The following got lost when posted on Neven’s Sea Ice Blog. It took too much effort to scrap.
it is not at all clear, how high carbon price can global economy endure – actually, the financial crash of 2008 was helped by high oil prices,
What do you mean by “global economy”? It’s perfectly possible to have full employment and a high carbon price. Job creation doesn’t need economic growth but carbon intensive goods and services must be made more expensive and labour intensive goods cheaper.
May I reiterate what I said earlier:
One big problem is that economic models do not disaggregate their labour sectors sensibly. They could then show that a carbon tax recycled into creating employment for the low paid (who are the ones out of work) could create full employment without economic growth.
Since 1968 I have been making similar points and eventually got funding from the European Commission to get a very good economist, Kim Swales, to show that subsidising the labour of the lower paid would create jobs. This was published in 1995 – I had a simpler version published in 1987.
In my proposals the subsidies were matched taxing capital and high paid labour. The modelling showed that the high paid didn’t lose out much because full employment raises GDP.
My frustration can be seen in one of the comment pages on Wikipedia
I think the moderator gave Peter Lawrence an unnecessarily hard time: “I can see only one reason for citing a non-peer reviewed article: ego-spam.” The “non-peer reviewed article” was a report that was commissioned by the European Commission.
I was aware that Wikipedia had become more prone to credentialism but this case highlights a problem – it is difficult for a non-academic with a bright idea like Peter Lawrence to get anything published – let alone with peer review. They must reference academic work to make perfectly sensible and obvious ideas credible to policy makers.

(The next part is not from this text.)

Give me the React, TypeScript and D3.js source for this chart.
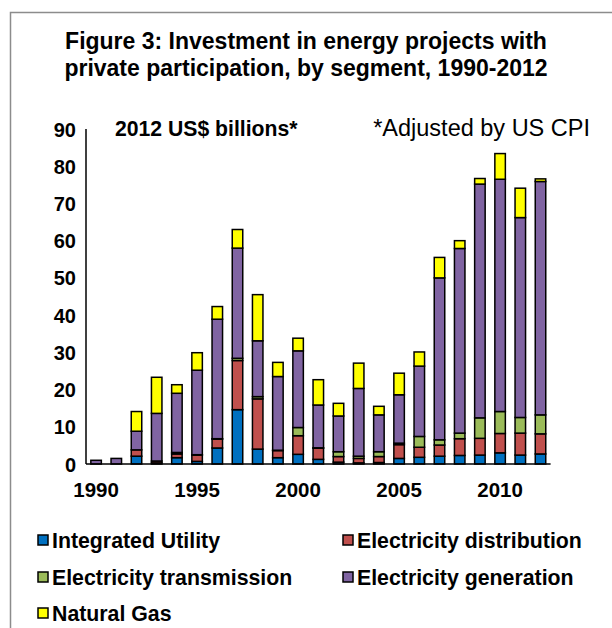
import React from "react";
import * as d3 from "d3";

const years = [1990,1991,1992,1993,1994,1995,1996,1997,1998,1999,2000,2001,2002,2003,2004,2005,2006,2007,2008,2009,2010,2011,2012];
const integratedUtility = [0,0,2.1,0.3,1.7,0.7,4.3,14.6,4.0,1.7,2.6,1.25,0.5,0.3,0.4,1.5,1.8,2.1,2.3,2.4,3.0,2.4,2.7];
const elecDistribution = [0,0,1.7,0.5,1.0,1.7,2.4,13.2,13.5,1.9,5.0,3.0,1.5,1.2,1.6,3.7,2.7,3.0,4.5,4.5,5.2,5.9,5.4];
const elecTransmission = [0,0,0,0,0.4,0.1,0.1,0.6,0.6,0.1,2.2,0.1,1.3,0.6,1.3,0.4,2.9,1.4,1.5,5.5,5.9,4.2,5.1];
const elecGeneration = [1.0,1.5,5.0,12.8,15.9,22.7,32.1,29.6,15.0,19.8,20.6,11.5,9.6,18.2,9.9,13.0,18.9,43.5,49.6,62.8,62.4,53.7,62.7];
const naturalGas = [0,0,5.3,9.7,2.3,4.7,3.4,5.0,12.4,3.8,3.4,6.8,3.4,6.8,2.3,5.8,3.8,5.5,2.1,1.5,6.9,7.9,0.7];

const seriesNames = ["Integrated Utility","Electricity distribution","Electricity transmission","Electricity generation","Natural Gas"];
const seriesColors = ["#0070C0","#C0504D","#9BBB59","#8064A2","#FFFF00"];
const yTicks = [0,10,20,30,40,50,60,70,80,90];
const xTickLabels = [1990,1995,2000,2005,2010];

const FONT = "'Liberation Sans', Arial, Helvetica, sans-serif";

export default function App() {
  const keys = ["iu","ed","et","eg","ng"];
  const rows = years.map((y, i) => ({
    year: y,
    iu: integratedUtility[i],
    ed: elecDistribution[i],
    et: elecTransmission[i],
    eg: elecGeneration[i],
    ng: naturalGas[i],
  }));
  const stacked = d3.stack<any>().keys(keys)(rows);

  const x = d3.scaleBand<number>()
    .domain(years)
    .range([86, 550.6])
    .paddingInner(0.48)
    .paddingOuter(0.24);
  const y = d3.scaleLinear().domain([0, 90]).range([464, 129]);

  const legendPos = [
    { x: 38, y: 540 },
    { x: 343, y: 540 },
    { x: 38, y: 577 },
    { x: 343, y: 577 },
    { x: 38, y: 613 },
  ];

  return (
    <svg width={612} height={628} style={{ position: "absolute", left: 0, top: 0, background: "#fff" }} fontFamily={FONT}>
      <rect x={0} y={0} width={612} height={628} fill="#fff" />
      {/* frame */}
      <path d="M10.5,628 L10.5,12.5 L612,12.5" fill="none" stroke="#8c8c8c" strokeWidth={1.5} />
      {/* title */}
      <text x={306} y={49} textAnchor="middle" fontSize={23} fontWeight="bold" fill="#000">
        Figure 3: Investment in energy projects with
      </text>
      <text x={306} y={76} textAnchor="middle" fontSize={23} fontWeight="bold" fill="#000">
        private participation, by segment, 1990-2012
      </text>
      <text x={115} y={136} fontSize={21.2} fontWeight="bold" fill="#000">2012 US$ billions*</text>
      <text x={590} y={136} textAnchor="end" fontSize={23.5} fill="#000">*Adjusted by US CPI</text>

      {/* y tick labels */}
      {yTicks.map((t) => (
        <text key={t} x={76} y={y(t) + 7.5} textAnchor="end" fontSize={20} fontWeight="bold" fill="#000">{t}</text>
      ))}
      {/* x tick labels */}
      {xTickLabels.map((t) => (
        <text key={t} x={(x(t) as number) + x.bandwidth() / 2} y={497} textAnchor="middle" fontSize={20.5} fontWeight="bold" fill="#000">{t}</text>
      ))}

      {/* bars */}
      {stacked.map((s, si) => (
        <g key={s.key} fill={seriesColors[si]} stroke="#000" strokeWidth={1.5}>
          {s.map((d, i) => {
            const h = y(d[0]) - y(d[1]);
            if (d[1] - d[0] <= 0) return null;
            return (
              <rect key={i} x={x(years[i]) as number} y={y(d[1])} width={x.bandwidth()} height={h} />
            );
          })}
        </g>
      ))}

      {/* axes */}
      <line x1={86} y1={129} x2={86} y2={464} stroke="#000" strokeWidth={1.5} />
      <line x1={86} y1={464} x2={550.6} y2={464} stroke="#000" strokeWidth={1.5} />

      {/* legend */}
      {seriesNames.map((n, i) => (
        <g key={n}>
          <rect x={legendPos[i].x} y={legendPos[i].y - 5} width={10} height={10} fill={seriesColors[i]} stroke="#000" strokeWidth={1.5} />
          <text x={legendPos[i].x + 14} y={legendPos[i].y + 7.5} fontSize={21.3} fontWeight="bold" fill="#000">{n}</text>
        </g>
      ))}
    </svg>
  );
}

But the idea he references is so ******* obvious that it shouldn’t need any reference – subsidise labour at the bottom end of the labour market (That is where unemployment hits!) and the poor find jobs and get paid more.
Obvious to taxi drivers and that “man on the Clapham omnibus”. I should know I have been asking them since the late sixties. I wasn’t until sometime in the eighties, when I met Kim Swales, that I found an academic economist that got the point.
For 45 years I have been pushing this absolutely obvious point and the attitude of the moderator shows the arrogance of academics to any ideas from the unqualified. It also shows the danger of waiting on the “experts” because if we accept their conventional wisdom and wait for that to change we are ******.
Now, of course, we have another argument for taxing the high paid to create jobs for the low paid because the spending of the affluent is most of the problem . Undifferentiated economic growth is carbon intensive and polluting. We must use carbon taxes to suppress polluting activity but encourage non polluting activity – and at the same time create full employment. With full employment it does not matter much if GDP actually falls.
For a dictator of any country the economics is simple.
I recognise that in our “spinocracy” the politics is very hard.